Artikel 10. Kosten van de commissie

[Regeling vervallen per 01-01-2022]

  • 1 De kosten van de commissie komen, voor zover goedgekeurd, voor rekening van de Minister. Onder kosten worden in ieder geval verstaan:

    • a. de kosten voor de faciliteiten van vergaderingen en voor secretariële ondersteuning, en

    • b. de kosten voor het inschakelen van externe deskundigheid en het laten verrichten van onderzoek.

  • 2 De commissie biedt zo spoedig mogelijk na haar instelling een begroting en een planning aan de Minister aan.

Artikel 11. Verantwoording

[Regeling vervallen per 01-01-2022]

De commissie biedt de bewindspersonen uiterlijk 1 april 2021 een eindverslag aan waarin verslag wordt gedaan over de activiteiten van de periode waarin de commissie werkzaam is geweest.

Artikel 12. Openbaarmaking

[Regeling vervallen per 01-01-2022]

  • 1 De adviezen aan de regio worden door de commissie niet openbaar gemaakt, maar uitsluitend aan de bestuurlijke vertegenwoordigers van de partijen in de regio's en aan de bewindspersonen overgedragen.

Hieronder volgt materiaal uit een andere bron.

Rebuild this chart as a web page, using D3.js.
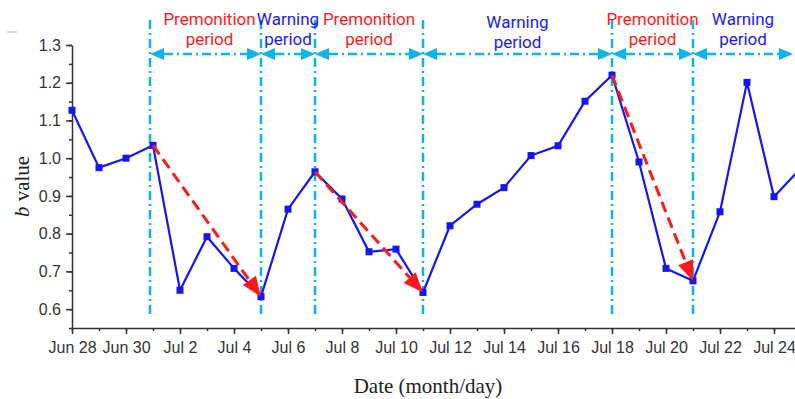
<!DOCTYPE html>
<html>
<head>
<meta charset="utf-8">
<script src="https://cdn.jsdelivr.net/npm/d3@7"></script>
<style>
  body { margin: 0; background: #fff; }
  svg { display: block; }
  .axis path, .axis line { stroke: #333; stroke-width: 1.5; }
  .axis text { font-family: "Liberation Sans", Arial, sans-serif; font-size: 16px; fill: #333; }
</style>
</head>
<body>
<div id="chart"></div>
<script>
// data
const dates = ["06-28","06-29","06-30","07-01","07-02","07-03","07-04","07-05","07-06","07-07",
  "07-08","07-09","07-10","07-11","07-12","07-13","07-14","07-15","07-16","07-17",
  "07-18","07-19","07-20","07-21","07-22","07-23","07-24","07-25"];
const bValues = [1.127, 0.975, 1.0, 1.034, 0.650, 0.792, 0.708, 0.633, 0.865, 0.964,
  0.892, 0.752, 0.759, 0.644, 0.821, 0.878, 0.922, 1.007, 1.033, 1.151,
  1.220, 0.990, 0.708, 0.675, 0.858, 1.201, 0.898, 0.974];
const yTicks = [0.6, 0.7, 0.8, 0.9, 1.0, 1.1, 1.2, 1.3];
const xTickDates = ["06-28","06-30","07-02","07-04","07-06","07-08","07-10","07-12",
  "07-14","07-16","07-18","07-20","07-22","07-24"];
const boundaries = ["07-01","07-05","07-07","07-11","07-18","07-21"];
const periodLabels = ["Premonition", "Warning", "Premonition", "Warning", "Premonition", "Warning"];
const trendArrows = [["07-01","07-05"], ["07-07","07-11"], ["07-18","07-21"]];

const width = 795, height = 399;
const parse = s => new Date(Date.UTC(2013, +s.slice(0, 2) - 1, +s.slice(3)));
const data = dates.map((d, i) => ({date: parse(d), b: bValues[i]}));

const xScale = d3.scaleUtc()
  .domain([parse("06-28"), parse("07-25")])
  .range([72, 801]);
const yScale = d3.scaleLinear()
  .domain([0.55, 1.3])
  .range([328, 45]);

const svg = d3.select("#chart").append("svg")
  .attr("width", width)
  .attr("height", height);

// stray mark top-left in the original
svg.append("line")
  .attr("x1", 7).attr("x2", 17).attr("y1", 32).attr("y2", 32)
  .attr("stroke", "#ccc").attr("stroke-width", 1.5);

// axes
const allDays = d3.utcDay.range(parse("06-28"), parse("07-26"));
svg.append("g")
  .attr("class", "axis")
  .attr("transform", `translate(0,${yScale(0.55)})`)
  .call(d3.axisBottom(xScale).tickValues(allDays).tickSize(3).tickFormat(""))
  .call(g => g.select(".domain").remove());
svg.append("g")
  .attr("class", "axis")
  .attr("transform", `translate(0,${yScale(0.55)})`)
  .call(d3.axisBottom(xScale)
    .tickValues(xTickDates.map(parse))
    .tickSize(6)
    .tickSizeOuter(0)
    .tickFormat(d3.utcFormat("%b %-d")))
  .selectAll("text").attr("dy", "1.0em");

const minorY = d3.range(0.55, 1.31, 0.05);
svg.append("g")
  .attr("class", "axis")
  .attr("transform", `translate(${xScale(parse("06-28"))},0)`)
  .call(d3.axisLeft(yScale).tickValues(minorY).tickSize(3).tickFormat(""))
  .call(g => g.select(".domain").remove());
svg.append("g")
  .attr("class", "axis")
  .attr("transform", `translate(${xScale(parse("06-28"))},0)`)
  .call(d3.axisLeft(yScale)
    .tickValues(yTicks)
    .tickSize(6)
    .tickSizeOuter(0)
    .tickFormat(d3.format(".1f")))
  .selectAll("text").attr("dx", "-2px");

// axis titles
svg.append("text")
  .attr("x", 428).attr("y", 393)
  .attr("text-anchor", "middle")
  .style("font-family", "'Liberation Serif', 'Times New Roman', serif")
  .style("font-size", "21px")
  .style("fill", "#222")
  .text("Date (month/day)");
const yTitle = svg.append("text")
  .attr("transform", `translate(29,${(yScale(0.55) + yScale(1.3)) / 2}) rotate(-90)`)
  .attr("text-anchor", "middle")
  .style("font-family", "'Liberation Serif', 'Times New Roman', serif")
  .style("font-size", "21px")
  .style("fill", "#222");
yTitle.append("tspan").style("font-style", "italic").text("b");
yTitle.append("tspan").text(" value");

// period boundaries
const cyan = "#0cb4ec";
const vTop = 20, vBottom = 318, arrowY = 54;
const bx = boundaries.map(d => xScale(parse(d)) - (d === "07-01" ? 3 : 0));
svg.selectAll(".boundary")
  .data(bx)
  .join("line")
    .attr("class", "boundary")
    .attr("x1", d => d)
    .attr("x2", d => d)
    .attr("y1", vTop).attr("y2", vBottom)
    .attr("stroke", cyan)
    .attr("stroke-width", 2.5)
    .attr("stroke-dasharray", "9,4,2,4");

const segs = bx.map((x, i) => [x, i < bx.length - 1 ? bx[i + 1] : width - 2]);
const headLen = 14, headHalf = 6;
segs.forEach(([x0, x1], i) => {
  svg.append("line")
    .attr("x1", x0 + headLen).attr("x2", x1 - headLen)
    .attr("y1", arrowY).attr("y2", arrowY)
    .attr("stroke", cyan)
    .attr("stroke-width", 2.5)
    .attr("stroke-dasharray", "9,4,2,4");
  svg.append("path")
    .attr("d", `M${x0},${arrowY}L${x0 + headLen},${arrowY - headHalf}L${x0 + headLen},${arrowY + headHalf}Z`)
    .attr("fill", cyan);
  svg.append("path")
    .attr("d", `M${x1},${arrowY}L${x1 - headLen},${arrowY - headHalf}L${x1 - headLen},${arrowY + headHalf}Z`)
    .attr("fill", cyan);

  const cx = (x0 + x1) / 2 + (i === 0 ? 4 : 0);
  const col = periodLabels[i] === "Premonition" ? "#ff1a1a" : "#1a1aff";
  const dy = periodLabels[i] === "Warning" && i === 3 ? 3 : 0;
  const lbl = svg.append("text")
    .attr("text-anchor", "middle")
    .style("font-family", "Roboto, sans-serif")
    .style("font-size", "17px")
    .style("fill", col);
  lbl.append("tspan").attr("x", cx).attr("y", 25 + dy).text(periodLabels[i]);
  lbl.append("tspan").attr("x", cx).attr("y", 45 + dy).text("period");
});

// b value line
const line = d3.line()
  .x(d => xScale(d.date))
  .y(d => yScale(d.b));
svg.append("path")
  .datum(data)
  .attr("d", line)
  .attr("fill", "none")
  .attr("stroke", "#1515f5")
  .attr("stroke-width", 2.2);
svg.selectAll(".pt")
  .data(data)
  .join("rect")
    .attr("class", "pt")
    .attr("x", d => xScale(d.date) - 3.5)
    .attr("y", d => yScale(d.b) - 3.5)
    .attr("width", 7).attr("height", 7)
    .attr("fill", "#1515f5");

// red trend arrows
const red = "#ff1a1a";
trendArrows.forEach(([a, b]) => {
  const p0 = data.find(d => +d.date === +parse(a));
  const p1 = data.find(d => +d.date === +parse(b));
  const x0 = xScale(p0.date), y0 = yScale(p0.b);
  const x1 = xScale(p1.date), y1 = yScale(p1.b);
  const ang = Math.atan2(y1 - y0, x1 - x0);
  const len = 20, half = 8;
  const bxh = x1 - len * Math.cos(ang), byh = y1 - len * Math.sin(ang);
  svg.append("line")
    .attr("x1", x0).attr("y1", y0)
    .attr("x2", bxh).attr("y2", byh)
    .attr("stroke", red)
    .attr("stroke-width", 3)
    .attr("stroke-dasharray", "11,6");
  const nx = -Math.sin(ang) * half, ny = Math.cos(ang) * half;
  svg.append("path")
    .attr("d", `M${x1},${y1}L${bxh + nx},${byh + ny}L${bxh - nx},${byh - ny}Z`)
    .attr("fill", red);
});
</script>
</body>
</html>
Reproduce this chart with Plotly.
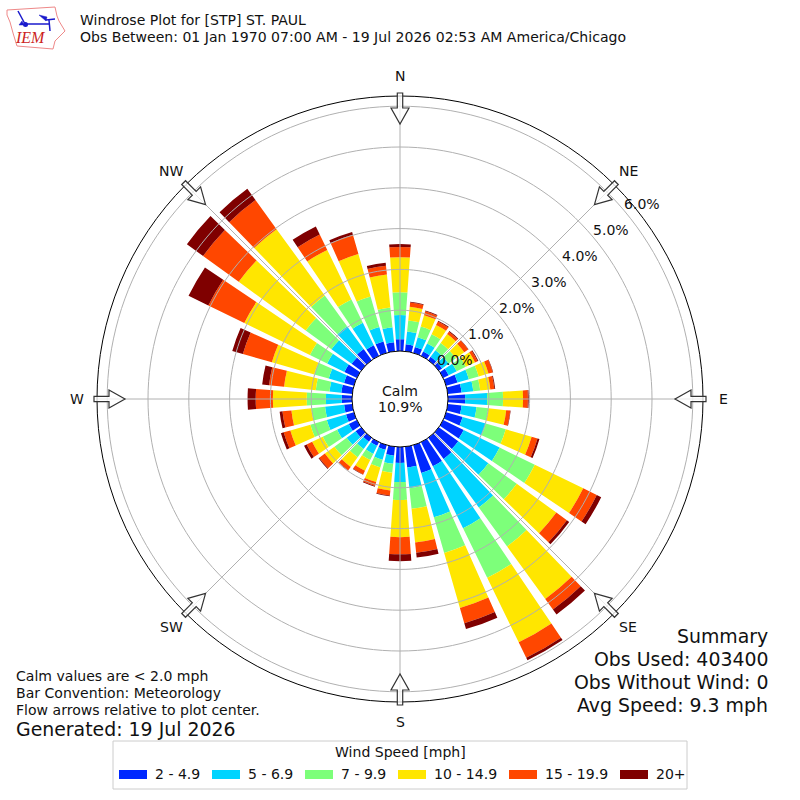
import numpy as np
import plotly.graph_objects as go

directions = list(range(0, 360, 10))
speed_bins = ["2 - 4.9", "5 - 6.9", "7 - 9.9", "10 - 14.9", "15 - 19.9", "20+"]
bin_colors = ["#0028ff", "#00d4ff", "#7dff7a", "#ffe600", "#ff4700", "#7f0000"]

pct_2_4 = [.29,.17,.15,.12,.10,.10,.15,.29,.34,.42,.34,.42,.56,.59,.64,.66,.71,.51,
           .39,.22,.12,.10,.12,.17,.22,.20,.20,.25,.27,.25,.34,.29,.34,.29,.29,.22]
pct_5_6 = [.59,.32,.25,.22,.20,.20,.22,.29,.29,.54,.37,.59,.98,.91,1.47,1.69,1.13,.51,
           .47,.20,.25,.22,.22,.27,.32,.49,.47,.39,.29,.39,.47,.61,.69,.61,.37,.37]
pct_7_9 = [.56,.27,.27,.25,.22,.22,.25,.25,.17,.39,.29,.51,.96,.86,1.18,1.35,.91,.51,
           .44,.22,.20,.17,.25,.37,.39,.42,.34,.47,.34,.37,.47,.78,.93,.64,.78,.49]
pct_10_14 = [.86,.34,.29,.25,.27,.25,.25,.25,.25,.49,.44,.66,1.32,1.20,1.59,1.76,1.40,.83,
             .91,.44,.37,.29,.29,.29,.29,.51,.49,.83,.78,1.08,1.79,2.03,2.01,1.35,1.08,.81]
pct_15_19 = [.25,.10,.10,.10,.07,.12,.07,.11,.10,.12,.10,.15,.37,.32,.32,.42,.39,.25,
             .42,.12,.10,.10,.10,.17,.15,.17,.22,.42,.37,.74,.98,1.08,.88,.42,.49,.22]
pct_20 = [.07,.02,.02,.02,.02,.01,.02,.01,.02,.02,.01,.05,.12,.07,.15,.07,.15,.12,
          .17,.02,.02,.01,.01,.02,.07,.07,.07,.20,.17,.27,.54,.49,.34,.22,.07,.07]
series = [pct_2_4, pct_5_6, pct_7_9, pct_10_14, pct_15_19, pct_20]

ring_values = [0, 1, 2, 3, 4, 5, 6]
compass_angles = [0, 45, 90, 135, 180, 225, 270, 315]
compass_labels = ["N", "NE", "E", "SE", "S", "SW", "W", "NW"]
summary_lines = ["Summary", "Obs Used: 403400", "Obs Without Wind: 0", "Avg Speed: 9.3 mph"]
note_lines = ["Calm values are < 2.0 mph", "Bar Convention: Meteorology", "Flow arrows relative to plot center."]

CX, CY, ROUT, RHOLE = 400, 399, 303, 48
RMAX = 6.25
FONT = "DejaVu Sans"
GRID = "#b0b0b0"
SMALL = 14.05
LARGE = 18.9


def px(x):
    return x / 800


def py(y):
    return 1 - y / 800


def text(s, x, y, size=SMALL, xanchor="left", color="#111111", family=FONT, **kw):
    return dict(text=s, x=px(x), y=py(y), xref="paper", yref="paper", showarrow=False,
                xanchor=xanchor, yanchor="middle", borderpad=0, borderwidth=0,
                font=dict(family=family, size=size, color=color), **kw)


def pixel_path(points, close=True):
    d = "M" + " L".join(f"{px(a):.5f},{py(b):.5f}" for a, b in points)
    return d + (" Z" if close else "")


fig = go.Figure()
for name, vals, col in zip(speed_bins, series, bin_colors):
    fig.add_trace(go.Barpolar(r=vals, theta=directions, width=8, name=name,
                              marker=dict(color=col, line=dict(width=0)), showlegend=False))

# grid over the bars
ring_theta = np.arange(0, 361, 2)
for v in ring_values[1:]:
    fig.add_trace(go.Scatterpolar(r=[v] * len(ring_theta), theta=ring_theta, mode="lines",
                                  line=dict(color=GRID, width=1), hoverinfo="skip", showlegend=False))
for a in compass_angles:
    fig.add_trace(go.Scatterpolar(r=[0, RMAX], theta=[a, a], mode="lines",
                                  line=dict(color=GRID, width=1), hoverinfo="skip", showlegend=False))

shapes = []
# flow arrows
arrow = [(306, -2.7), (291, -2.7), (291, -9), (275, 0), (291, 9), (291, 2.7), (306, 2.7)]
for a in compass_angles:
    t = np.radians(a)
    pts = [(CX + R * np.sin(t) + w * np.cos(t), CY - R * np.cos(t) + w * np.sin(t)) for R, w in arrow]
    shapes.append(dict(type="path", xref="paper", yref="paper", path=pixel_path(pts),
                       fillcolor="rgba(255,255,255,0.75)", line=dict(color="#333333", width=1.2)))

# logo
iowa = [(7, 10), (55, 7), (57, 16), (59, 21), (65, 31), (55, 41), (53, 49), (17, 46), (13, 33), (10, 22), (7, 15)]
shapes.append(dict(type="path", xref="paper", yref="paper", path=pixel_path(iowa),
                   fillcolor="white", line=dict(color="#e88", width=1)))
for seg in [[(25, 24), (49, 24)], [(18, 11), (25, 24)], [(46, 20), (55, 19)], [(49, 20), (50, 31)]]:
    shapes.append(dict(type="path", xref="paper", yref="paper", path=pixel_path(seg, close=False),
                       line=dict(color="#1a1acc", width=1.5)))
for tri in [[(39, 15), (47, 17), (46, 21)], [(19, 25), (22, 21), (24, 25)]]:
    shapes.append(dict(type="path", xref="paper", yref="paper", path=pixel_path(tri),
                       fillcolor="#1a1acc", line=dict(color="#1a1acc", width=0.5)))
shapes.append(dict(type="circle", xref="paper", yref="paper", x0=px(23), x1=px(28), y0=py(27), y1=py(22),
                   fillcolor="#1a1acc", line=dict(width=0)))

# legend frame and swatches
shapes.append(dict(type="rect", xref="paper", yref="paper", x0=px(113), x1=px(687), y0=py(789), y1=py(741),
                   fillcolor="white", line=dict(color="#cccccc", width=1)))
swatch_x = [119, 212, 305, 398, 509, 620]
for x, col in zip(swatch_x, bin_colors):
    shapes.append(dict(type="rect", xref="paper", yref="paper", x0=px(x), x1=px(x + 28), y0=py(779), y1=py(770),
                       fillcolor=col, line=dict(width=0)))

ann = [
    text("Windrose Plot for [STP] ST. PAUL", 80, 20),
    text("Obs Between: 01 Jan 1970 07:00 AM - 19 Jul 2026 02:53 AM America/Chicago", 80, 37),
    text("Calm", 400, 391, xanchor="center"),
    text("10.9%", 400, 407, xanchor="center"),
    text("<i>IEM</i>", 30.5, 38, size=16, xanchor="center", color="#cc2222", family="Liberation Serif"),
    text("Generated: 19 Jul 2026", 16, 729, size=LARGE),
    text("Wind Speed [mph]", 400, 752, xanchor="center"),
]
for i, s in enumerate(note_lines):
    ann.append(text(s, 16, 676 + 17 * i))
for i, s in enumerate(summary_lines):
    ann.append(text(s, 768, 635.5 + 23 * i, size=LARGE, xanchor="right"))
for v in ring_values:
    ann.append(text(f"{v:.1f}%", 455 + 31.2 * v, 360 - 26 * v, xanchor="center"))
for x, s in zip(swatch_x, speed_bins):
    ann.append(text(s, x + 36, 774))
for a, s in zip(compass_angles, compass_labels):
    t = np.radians(a)
    ann.append(text(s, CX + 323 * np.sin(t), CY - 323 * np.cos(t), xanchor="center"))

fig.update_layout(
    width=800, height=800, margin=dict(l=0, r=0, t=0, b=0), paper_bgcolor="white",
    showlegend=False, shapes=shapes, annotations=ann,
    font=dict(family=FONT, size=SMALL, color="#111111"),
    polar=dict(
        domain=dict(x=[px(CX - ROUT), px(CX + ROUT)], y=[py(CY + ROUT), py(CY - ROUT)]),
        hole=RHOLE / ROUT, bgcolor="white", barmode="stack",
        radialaxis=dict(range=[0, RMAX], showgrid=False, showticklabels=False, showline=False, ticks=""),
        angularaxis=dict(direction="clockwise", rotation=90, thetaunit="degrees",
                         tickmode="array", tickvals=compass_angles, ticktext=compass_labels,
                         showgrid=False, showline=True, linecolor="black", linewidth=1,
                         ticks="", showticklabels=False),
    ),
)
fig.write_html("out.html", config={"displayModeBar": False},
               post_script="document.body.style.margin='0';document.documentElement.style.overflow='hidden';")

  • 2 Overige rapporten, notities, verslagen, adviezen en andere producten die door of namens de commissie worden vervaardigd of vergaard, worden niet door de commissie openbaar gemaakt, maar uitsluitend aan de bewindspersonen uitgebracht of overgedragen.

Artikel 13. Archiefbescheiden

[Regeling vervallen per 01-01-2022]

De commissie draagt zo spoedig mogelijk na beëindiging van haar werkzaamheden of, zo de omstandigheden daartoe aanleiding geven, zoveel eerder, de bescheiden betreffende die werkzaamheden over aan het archief van de Directie Macro Economische Vraagstukken en Arbeidsmarkt van het Ministerie van Volksgezondheid, Welzijn en Sport.

Artikel 14. Inwerkingtreding

[Regeling vervallen per 01-01-2022]

  • 1 Dit besluit treedt in werking met ingang van 1 augustus 2018.

  • 2 Dit besluit vervalt met ingang van 1 januari 2022.

Artikel 15. Citeertitel

[Regeling vervallen per 01-01-2022]

Dit besluit wordt aangehaald als: Instellingsbesluit Commissie Werken in de Zorg.

Dit besluit zal met de toelichting in de Staatscourant worden geplaatst en in afschrift worden gezonden aan betrokkenen.